Rows from a dataset
━━━━━━━━

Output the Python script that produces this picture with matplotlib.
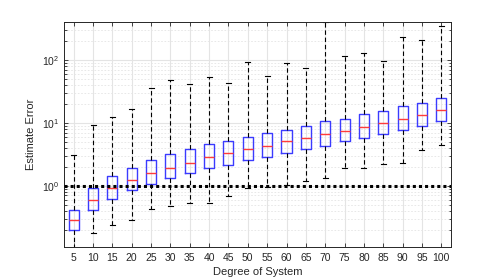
import matplotlib
matplotlib.use("Agg")
import matplotlib.pyplot as plt
import numpy as np

plt.rcParams['font.family'] = ['Liberation Sans', 'DejaVu Sans']

degrees = [5, 10, 15, 20, 25, 30, 35, 40, 45, 50, 55, 60, 65, 70, 75, 80, 85, 90, 95, 100]
whisk_lo = [0.08, 0.177, 0.237, 0.28, 0.43, 0.47, 0.54, 0.54, 0.69, 0.92,
            0.96, 1.01, 1.2, 1.34, 1.91, 1.88, 2.23, 2.3, 3.7, 4.4]
q1 = [0.20, 0.41, 0.61, 0.86, 1.06, 1.31, 1.57, 1.91, 2.1, 2.56,
      2.81, 3.3, 3.83, 4.26, 5.1, 5.8, 6.6, 7.8, 8.9, 10.7]
med = [0.28, 0.59, 0.92, 1.23, 1.59, 1.93, 2.29, 2.89, 3.3, 3.83,
       4.2, 5.1, 5.7, 6.6, 7.4, 8.6, 9.75, 11.6, 13.4, 16.1]
q3 = [0.41, 0.93, 1.43, 1.93, 2.6, 3.14, 3.83, 4.58, 5.18, 5.9,
      6.77, 7.55, 8.9, 10.5, 11.4, 13.7, 15.1, 18.4, 20.5, 25.2]
whisk_hi = [3.1, 9.2, 12.3, 16.5, 35.5, 48, 42, 53, 43, 93,
            56, 88, 74, 395, 117, 128, 95, 227, 205, 343]

stats = []
for i in range(len(degrees)):
    stats.append(dict(whislo=whisk_lo[i], q1=q1[i], med=med[i], q3=q3[i],
                      whishi=whisk_hi[i], fliers=[]))

fig = plt.figure(figsize=(4.98, 2.78), dpi=100)
ax = fig.add_axes([0.1285, 0.1115, 0.7771, 0.8095])

ax.bxp(stats, positions=degrees, widths=2.6, showfliers=False,
       boxprops=dict(color='#3b3bff', linewidth=1.0),
       medianprops=dict(color='#ff3b3b', linewidth=1.0),
       whiskerprops=dict(color='black', linestyle=(0, (4, 2.5)), linewidth=0.8),
       capprops=dict(color='black', linewidth=0.8),
       capwidths=1.3)

# reference line at error = 1
ax.axhline(1.0, color='black', linestyle=(0, (1, 1)), linewidth=2.2, zorder=5)

ax.set_yscale('log')
ax.set_ylim(0.106, 400)
ax.set_xlim(2.5, 102.5)
ax.set_xticks(degrees)
ax.set_xticklabels([str(d) for d in degrees])

ax.grid(True, which='major', color='#e4e4e4', linewidth=0.8, zorder=0)
ax.grid(True, which='minor', axis='y', color='#e4e4e4', linestyle=(0, (2, 2)), linewidth=0.6, zorder=0)
ax.set_axisbelow(True)

ax.tick_params(which='both', direction='in', top=True, right=True, labelsize=7.5,
               colors='#262626', width=0.6)
ax.tick_params(which='major', length=3)
ax.tick_params(which='minor', length=1.8)
ax.tick_params(axis='x', which='minor', top=False, bottom=False)
ax.tick_params(axis='x', pad=4)
for s in ax.spines.values():
    s.set_color('#262626')
    s.set_linewidth(0.7)

ax.set_xlabel('Degree of System', fontsize=8, color='#262626', labelpad=3)
ax.set_ylabel('Estimate Error', fontsize=8, color='#262626', labelpad=4)

fig.savefig('out.png', dpi=100)
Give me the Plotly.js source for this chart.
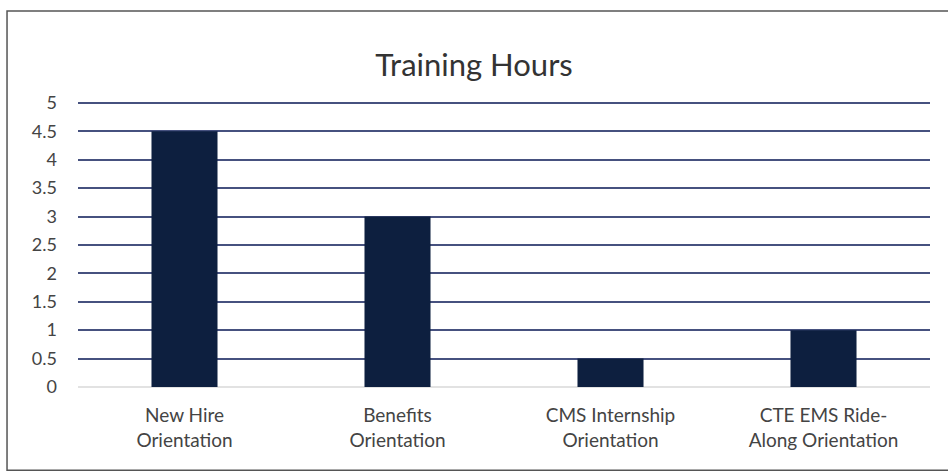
<!DOCTYPE html>
<html>
<head>
<meta charset="utf-8">
<script src="https://cdn.plot.ly/plotly-3.0.1.min.js"></script>
<style>html,body{margin:0;padding:0;background:#fff;}#chart{width:948px;height:472px;}</style>
</head>
<body>
<div id="chart"></div>
<script>
const categories = ["New Hire<br>Orientation", "Benefits<br>Orientation", "CMS Internship<br>Orientation", "CTE EMS Ride-<br>Along Orientation"];
const hours = [4.5, 3, 0.5, 1];
const tickVals = [0, 0.5, 1, 1.5, 2, 2.5, 3, 3.5, 4, 4.5, 5];
const tickText = ["0", "0.5", "1", "1.5", "2", "2.5", "3", "3.5", "4", "4.5", "5"];

const fontFam = "Lato, 'Open Sans', sans-serif";
const data = [{
  type: "bar",
  x: categories,
  y: hours,
  marker: {color: "#0d1f3f"},
  width: 0.31,
  hoverinfo: "x+y"
}];
const layout = {
  width: 948, height: 472,
  margin: {l: 78, r: 18, t: 100, b: 85},
  paper_bgcolor: "#fff", plot_bgcolor: "#fff",
  showlegend: false,
  title: {text: "Training Hours", font: {family: fontFam, size: 31, color: "#333"}, x: 0.5, xanchor: "center", y: 0.862, yanchor: "middle"},
  font: {family: fontFam, color: "#444"},
  xaxis: {
    tickfont: {family: fontFam, size: 19, color: "#444"},
    showgrid: false, showline: false, ticks: "", ticklabelstandoff: 15
  },
  yaxis: {
    range: [0, 5.05], tickvals: tickVals, ticktext: tickText,
    tickfont: {family: fontFam, size: 18, color: "#444"},
    showgrid: true, gridcolor: "#46517f", gridwidth: 2,
    zeroline: true, zerolinecolor: "#e2e2e2", zerolinewidth: 1.5,
    showline: false, ticks: "", ticklabelstandoff: 20
  },
  shapes: [{
    type: "rect", xref: "paper", yref: "paper",
    x0: -0.0833, x1: 1.2, y0: -0.29, y1: 1.31,
    line: {color: "#555", width: 1.5}, fillcolor: "rgba(0,0,0,0)", layer: "below"
  }]
};
Plotly.newPlot("chart", data, layout, {displayModeBar: false, staticPlot: true});
</script>
</body>
</html>
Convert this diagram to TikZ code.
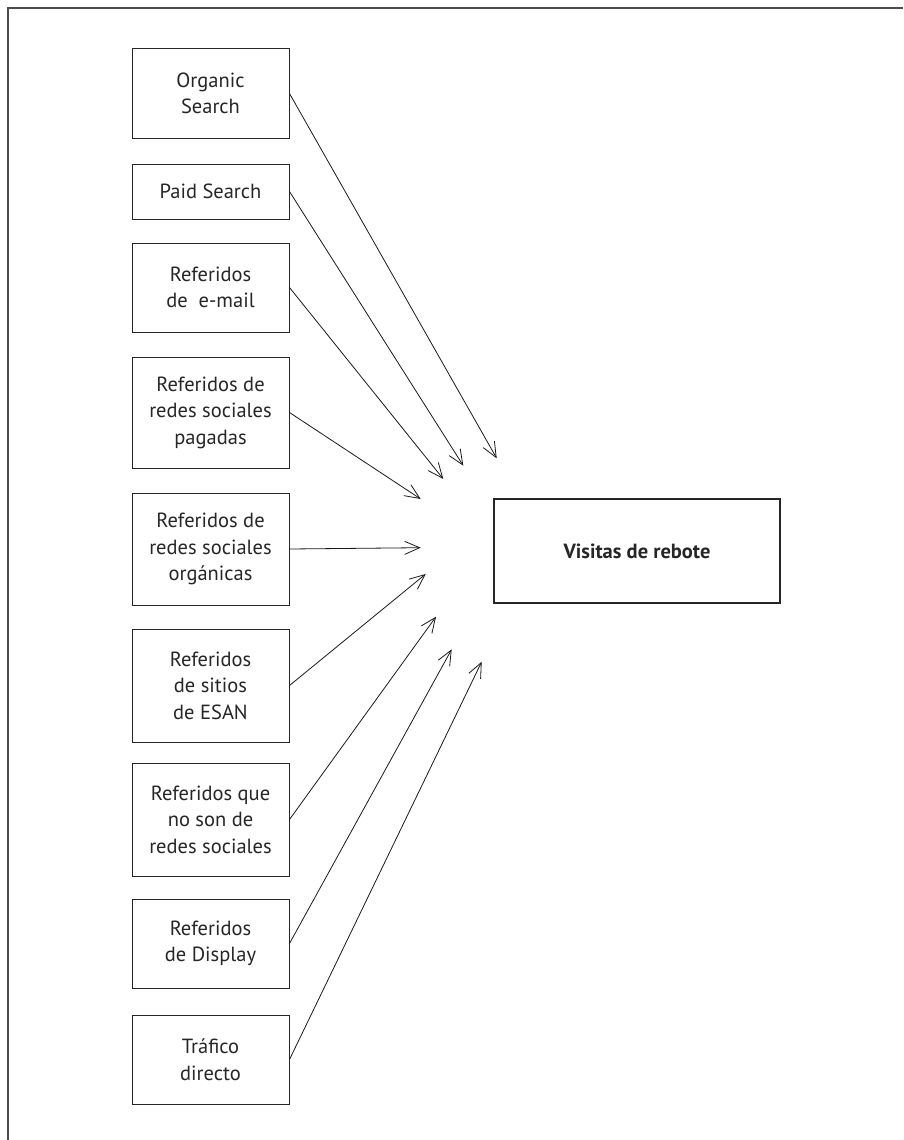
\documentclass[tikz,border=0pt]{standalone}
\usepackage{fontspec}
\setmainfont{PT Sans}
\usetikzlibrary{arrows.meta}
\tikzset{
  src/.style={draw=black!85, line width=1pt, minimum width=157pt, align=center, inner sep=0pt,
    font=\fontsize{20.5}{26.5}\selectfont, text=black!85},
  tgt/.style={draw=black!85, line width=1.1pt, minimum width=286pt, minimum height=104pt, inner sep=0pt,
    font=\fontsize{20.5}{26.5}\selectfont\bfseries, text=black!85},
  arr/.style={draw=black!90, line width=0.8pt, -{Straight Barb[length=15pt,width=13pt]}},
  frame/.style={draw=black!70, line width=1.3pt}
}
\begin{document}
\begin{tikzpicture}[x=1pt,y=-1pt]
\useasboundingbox (0,0) rectangle (903,1140);
\draw[frame] (903,8) -- (8,8) -- (8,1140);

\node[src, minimum height=89pt]  (b1) at (210.5,93.5)  {Organic\\Search};
\node[src, minimum height=55pt]  (b2) at (210.5,191.5) {Paid Search};
\node[src, minimum height=89pt]  (b3) at (210.5,287.5) {Referidos\\de\ \ e-mail};
\node[src, minimum height=111pt] (b4) at (210.5,412.5) {Referidos de\\redes sociales\\pagadas};
\node[src, minimum height=112pt] (b5) at (210.5,549)   {Referidos de\\redes sociales\\orgánicas};
\node[src, minimum height=113pt] (b6) at (210.5,685.5) {Referidos\\de sitios\\de ESAN};
\node[src, minimum height=113pt] (b7) at (210.5,819.5) {Referidos que\\no son de\\redes sociales};
\node[src, minimum height=89pt]  (b8) at (210.5,943.5) {Referidos\\de Display};
\node[src, minimum height=89pt]  (b9) at (210.5,1059.5){Tráfico\\directo};

\node[tgt] (v) at (637,551) {Visitas de rebote};

\coordinate (t1) at (496.7,458.3);
\coordinate (t2) at (463.3,465.7);
\coordinate (t3) at (443.3,479);
\coordinate (t4) at (420.7,499);
\coordinate (t5) at (420.7,547.7);
\coordinate (t6) at (425.7,574);
\coordinate (t7) at (436,616.7);
\coordinate (t8) at (451.7,649.3);
\coordinate (t9) at (481.7,661.7);

\draw[arr] (b1.east) -- (t1);
\draw[arr] (b2.east) -- (t2);
\draw[arr] (b3.east) -- (t3);
\draw[arr] (b4.east) -- (t4);
\draw[arr] (b5.east) -- (t5);
\draw[arr] (b6.east) -- (t6);
\draw[arr] (b7.east) -- (t7);
\draw[arr] (b8.east) -- (t8);
\draw[arr] (b9.east) -- (t9);
\end{tikzpicture}
\end{document}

━━━━━━━━

Take the records above from their first line through the line with "plt.rcParams['font.family'] = ['Liberation" and set those lines down word for word, minus the pictures.

Output the Python script that produces this picture with matplotlib.
import matplotlib
matplotlib.use("Agg")
import matplotlib.pyplot as plt
import numpy as np

plt.rcParams['font.family'] = ['Liberation Sans', 'DejaVu Sans']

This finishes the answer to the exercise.